### [GOAL]
Your task is to repeat the lines below exactly, excluding any pictures they contain.

--- begin ---

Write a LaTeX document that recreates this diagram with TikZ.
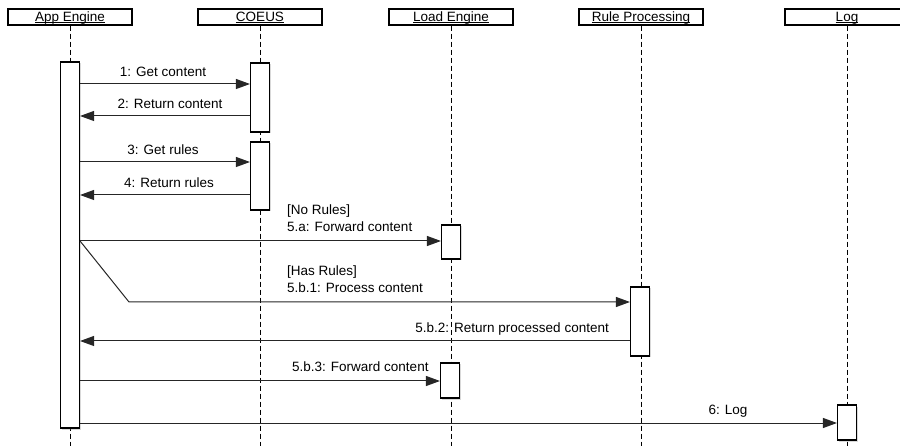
\documentclass[tikz,border=0pt]{standalone}
\usepackage{fontspec}
\setmainfont{Liberation Sans}
\usetikzlibrary{arrows.meta,shadows}
\newcommand\hdrtext[1]{\setbox0\hbox{#1}\rlap{\rule[-1.5pt]{\wd0}{0.8pt}}\box0}
\begin{document}
\begin{tikzpicture}[x=1pt, y=-1pt,
  every node/.style={font=\fontsize{13.5}{15}\selectfont, text=black},
  actor/.style={draw, line width=1.1pt, fill=white, minimum width=124pt, minimum height=16pt, inner sep=0pt,
    text height=11pt, text depth=2pt,
    drop shadow={shadow xshift=1.2pt, shadow yshift=-1.5pt, opacity=.3}},
  act/.style={draw, line width=1.1pt, fill=white, minimum width=19pt, inner sep=0pt,
    drop shadow={shadow xshift=1.2pt, shadow yshift=-1.5pt, opacity=.3}},
  life/.style={dash pattern=on 5pt off 3pt, line width=.8pt, black},
  msg/.style={black!85, line width=1pt, -{Triangle[length=14pt,width=10pt]}},
  lbl/.style={inner sep=0pt}]
\useasboundingbox (0,0) rectangle (900,446);
% participants
\node[actor] (app) at (70,17) {\hdrtext{App Engine}};
\node[actor] (coeus) at (260,17) {\hdrtext{COEUS}};
\node[actor] (load) at (451,17) {\hdrtext{Load Engine}};
\node[actor] (rule) at (641,17) {\hdrtext{Rule Processing}};
\node[actor] (log) at (847,17) {\hdrtext{Log}};
\coordinate (bot) at (0,446);
\foreach \p in {app,coeus,load,rule,log}
  \draw[life] (\p.south) -- (\p.south |- bot);
% activations
\node[act, minimum height=366pt] (appact) at (70,245) {};
\node[act, minimum height=69pt] (coeusA) at (260,97.5) {};
\node[act, minimum height=68pt] (coeusB) at (260,176) {};
\node[act, minimum height=34pt] (loadA) at (451,242) {};
\node[act, minimum height=69pt] (ruleact) at (640,321.5) {};
\node[act, minimum height=35pt] (loadB) at (450,380.5) {};
\node[act, minimum height=35pt] (logact) at (847,422.5) {};
% messages
\draw[msg] (appact.east |- 0,84) -- (coeusA.west |- 0,84);
\draw[msg] (coeusA.west |- 0,116) -- (appact.east |- 0,116);
\draw[msg] (appact.east |- 0,162) -- (coeusB.west |- 0,162);
\draw[msg] (coeusB.west |- 0,195) -- (appact.east |- 0,195);
\draw[msg] (appact.east |- 0,241) -- (loadA.west |- 0,241);
\draw[msg] (appact.east |- 0,241) -- (129,302) -- (ruleact.west |- 0,302);
\draw[msg] (ruleact.west |- 0,341) -- (appact.east |- 0,341);
\draw[msg] (appact.east |- 0,381) -- (loadB.west |- 0,381);
\draw[msg] (appact.east |- 0,423) -- (logact.west |- 0,423);
% labels
\node[lbl] (l1) at (163,72) {1: Get content};
\node[lbl] (l2) at (170,104) {2: Return content};
\node[lbl] (l3) at (163,150) {3: Get rules};
\node[lbl] (l4) at (169,183) {4: Return rules};
\node[lbl, anchor=west] (l5a) at (287,211) {[No Rules]};
\node[lbl, anchor=west] (l5b) at (287,227) {5.a: Forward content};
\node[lbl, anchor=west] (l6a) at (287,272) {[Has Rules]};
\node[lbl, anchor=west] (l6b) at (287,288) {5.b.1: Process content};
\node[lbl, anchor=east] (l7) at (609,329) {5.b.2: Return processed content};
\node[lbl, anchor=west] (l8) at (292,367) {5.b.3: Forward content};
\node[lbl] (l9) at (728,411) {6: Log};
\end{tikzpicture}
\end{document}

--- end ---

### [OUTPUT OF THE TASK]
Write a LaTeX document that recreates this diagram with TikZ.
\documentclass[tikz,border=0pt]{standalone}
\usepackage{fontspec}
\setmainfont{Liberation Sans}
\usetikzlibrary{arrows.meta,shadows}
\newcommand\hdrtext[1]{\setbox0\hbox{#1}\rlap{\rule[-1.5pt]{\wd0}{0.8pt}}\box0}
\begin{document}
\begin{tikzpicture}[x=1pt, y=-1pt,
  every node/.style={font=\fontsize{13.5}{15}\selectfont, text=black},
  actor/.style={draw, line width=1.1pt, fill=white, minimum width=124pt, minimum height=16pt, inner sep=0pt,
    text height=11pt, text depth=2pt,
    drop shadow={shadow xshift=1.2pt, shadow yshift=-1.5pt, opacity=.3}},
  act/.style={draw, line width=1.1pt, fill=white, minimum width=19pt, inner sep=0pt,
    drop shadow={shadow xshift=1.2pt, shadow yshift=-1.5pt, opacity=.3}},
  life/.style={dash pattern=on 5pt off 3pt, line width=.8pt, black},
  msg/.style={black!85, line width=1pt, -{Triangle[length=14pt,width=10pt]}},
  lbl/.style={inner sep=0pt}]
\useasboundingbox (0,0) rectangle (900,446);
% participants
\node[actor] (app) at (70,17) {\hdrtext{App Engine}};
\node[actor] (coeus) at (260,17) {\hdrtext{COEUS}};
\node[actor] (load) at (451,17) {\hdrtext{Load Engine}};
\node[actor] (rule) at (641,17) {\hdrtext{Rule Processing}};
\node[actor] (log) at (847,17) {\hdrtext{Log}};
\coordinate (bot) at (0,446);
\foreach \p in {app,coeus,load,rule,log}
  \draw[life] (\p.south) -- (\p.south |- bot);
% activations
\node[act, minimum height=366pt] (appact) at (70,245) {};
\node[act, minimum height=69pt] (coeusA) at (260,97.5) {};
\node[act, minimum height=68pt] (coeusB) at (260,176) {};
\node[act, minimum height=34pt] (loadA) at (451,242) {};
\node[act, minimum height=69pt] (ruleact) at (640,321.5) {};
\node[act, minimum height=35pt] (loadB) at (450,380.5) {};
\node[act, minimum height=35pt] (logact) at (847,422.5) {};
% messages
\draw[msg] (appact.east |- 0,84) -- (coeusA.west |- 0,84);
\draw[msg] (coeusA.west |- 0,116) -- (appact.east |- 0,116);
\draw[msg] (appact.east |- 0,162) -- (coeusB.west |- 0,162);
\draw[msg] (coeusB.west |- 0,195) -- (appact.east |- 0,195);
\draw[msg] (appact.east |- 0,241) -- (loadA.west |- 0,241);
\draw[msg] (appact.east |- 0,241) -- (129,302) -- (ruleact.west |- 0,302);
\draw[msg] (ruleact.west |- 0,341) -- (appact.east |- 0,341);
\draw[msg] (appact.east |- 0,381) -- (loadB.west |- 0,381);
\draw[msg] (appact.east |- 0,423) -- (logact.west |- 0,423);
% labels
\node[lbl] (l1) at (163,72) {1: Get content};
\node[lbl] (l2) at (170,104) {2: Return content};
\node[lbl] (l3) at (163,150) {3: Get rules};
\node[lbl] (l4) at (169,183) {4: Return rules};
\node[lbl, anchor=west] (l5a) at (287,211) {[No Rules]};
\node[lbl, anchor=west] (l5b) at (287,227) {5.a: Forward content};
\node[lbl, anchor=west] (l6a) at (287,272) {[Has Rules]};
\node[lbl, anchor=west] (l6b) at (287,288) {5.b.1: Process content};
\node[lbl, anchor=east] (l7) at (609,329) {5.b.2: Return processed content};
\node[lbl, anchor=west] (l8) at (292,367) {5.b.3: Forward content};
\node[lbl] (l9) at (728,411) {6: Log};
\end{tikzpicture}
\end{document}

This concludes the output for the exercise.